Material:
• • • • • • •
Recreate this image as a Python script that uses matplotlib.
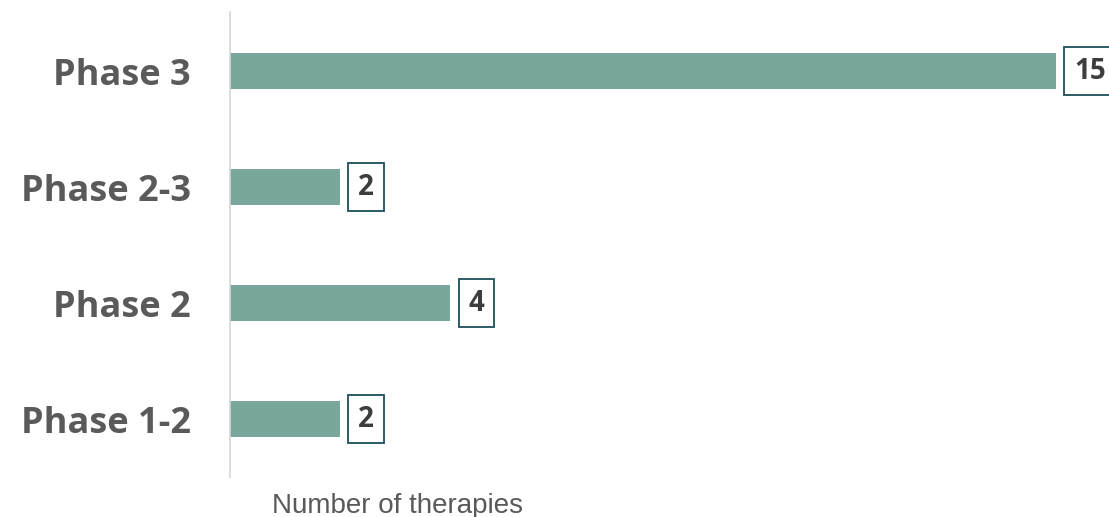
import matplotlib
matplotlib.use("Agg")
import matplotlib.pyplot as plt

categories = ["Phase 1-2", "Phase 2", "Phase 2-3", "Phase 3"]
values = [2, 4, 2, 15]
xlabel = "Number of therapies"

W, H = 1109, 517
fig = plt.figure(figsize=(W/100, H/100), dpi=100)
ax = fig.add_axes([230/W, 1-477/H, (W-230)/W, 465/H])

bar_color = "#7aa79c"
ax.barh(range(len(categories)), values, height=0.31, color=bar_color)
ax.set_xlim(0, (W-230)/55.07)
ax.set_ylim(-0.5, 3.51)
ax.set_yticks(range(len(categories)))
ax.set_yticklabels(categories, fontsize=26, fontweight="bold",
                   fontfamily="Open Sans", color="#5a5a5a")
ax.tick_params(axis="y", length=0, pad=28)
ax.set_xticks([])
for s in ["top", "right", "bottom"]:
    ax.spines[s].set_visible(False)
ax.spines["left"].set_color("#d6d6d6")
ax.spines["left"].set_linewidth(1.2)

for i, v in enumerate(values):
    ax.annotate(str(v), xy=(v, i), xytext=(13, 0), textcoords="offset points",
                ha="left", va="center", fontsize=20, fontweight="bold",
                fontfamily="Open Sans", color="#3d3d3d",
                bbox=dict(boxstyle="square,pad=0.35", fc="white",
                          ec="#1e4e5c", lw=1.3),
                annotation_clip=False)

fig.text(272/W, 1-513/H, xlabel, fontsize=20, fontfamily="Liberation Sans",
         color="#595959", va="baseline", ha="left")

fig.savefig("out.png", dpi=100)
• • • • • • •
From the first line above to the line containing "ax = fig.add_axes([230/W, 1-477/H, (W-230)/W, 465/H])", repeat each line exactly. Pictures stay out.

Exercise answer:
Recreate this image as a Python script that uses matplotlib.
import matplotlib
matplotlib.use("Agg")
import matplotlib.pyplot as plt

categories = ["Phase 1-2", "Phase 2", "Phase 2-3", "Phase 3"]
values = [2, 4, 2, 15]
xlabel = "Number of therapies"

W, H = 1109, 517
fig = plt.figure(figsize=(W/100, H/100), dpi=100)
ax = fig.add_axes([230/W, 1-477/H, (W-230)/W, 465/H])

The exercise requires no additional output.